While the post was quickly scrubbed from the platform, the details suggest OnePlus is attempting to carve out a niche in “extreme fluidity,” targeting a demographic of power users and mobile gamers who find 120Hz insufficient. This follows previous, albeit less substantiated, rumors that the device might even hit 240Hz. A 185Hz panel would represent a significant engineering hurdle, primarily regarding battery drain and the software optimization required to ensure apps can actually output frames at that speed.
The Hardware Gamble
Beyond the display, the OnePlus 16 is rumored to be tackling the one area where it has historically lagged behind the Ultra-tier competition: long-range zoom. The leak points to a 200-megapixel periscope telephoto camera, a move that would put OnePlus in direct competition with the high-resolution sensors found in the latest Xiaomi and Samsung Ultra series.
A 200MP sensor in a periscope assembly typically allows for “in-sensor zoom,” where the phone crops into the massive resolution to provide lossless digital zoom at 2x or 4x before the physical optical zoom even kicks in. If accurate, this would signal a shift in OnePlus’s strategy, moving away from the “balanced” camera approach toward a hardware-heavy specification war.
The AI Integration Pivot
Perhaps the most curious detail in the leak is the mention of a dedicated AI button. This suggests that OnePlus is not merely integrating AI features into the existing software layer—similar to Google’s Circle to Search or Samsung’s Galaxy AI—but is instead opting for a physical hardware trigger.
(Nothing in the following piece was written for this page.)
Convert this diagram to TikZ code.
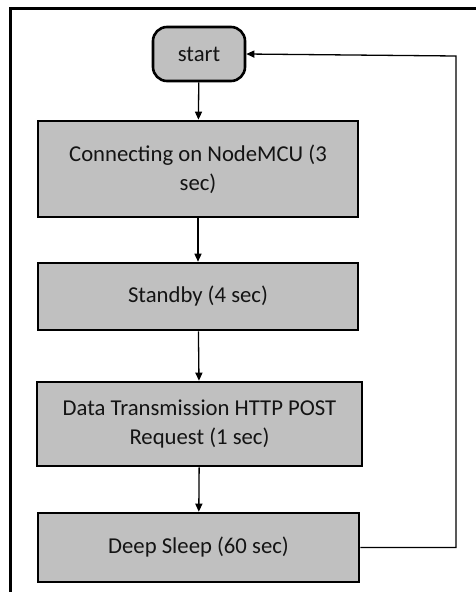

This move mirrors the industry-wide scramble to make generative AI a primary interface element. A dedicated button could potentially act as a system-wide shortcut for a multimodal AI assistant, allowing users to query the screen’s content or trigger voice commands without navigating through menus. However, the implementation of such a button will be a critical test for the brand’s design philosophy, which has traditionally prioritized minimalism and clean lines.
Market Positioning and Context
The timing of these leaks comes at a crossroads for OnePlus. After several years of tightening integration with OPPO, the brand has struggled to maintain its identity as the “flagship killer.” By pivoting toward extreme specs—like a 185Hz screen and a 200MP zoom—OnePlus seems to be returning to its roots of offering “more for the money” and pushing technical boundaries to attract enthusiasts.
However, the utility of a 185Hz display remains questionable for the average consumer. Most mobile content is still produced at 30 or 60fps, and even high-end mobile games rarely sustain 180+ frames per second without significant thermal throttling. The real value may lie in the reduced input latency and a perceived smoothness that separates the device from the rest of the Android ecosystem.
Official confirmation from OnePlus is still pending, and given the deleted nature of the Weibo post, these specifications should be treated as prototypes under evaluation rather than final retail targets. Still, if even half of these leaks materialize, the OnePlus 16 will be one of the most aggressive hardware packages seen in years.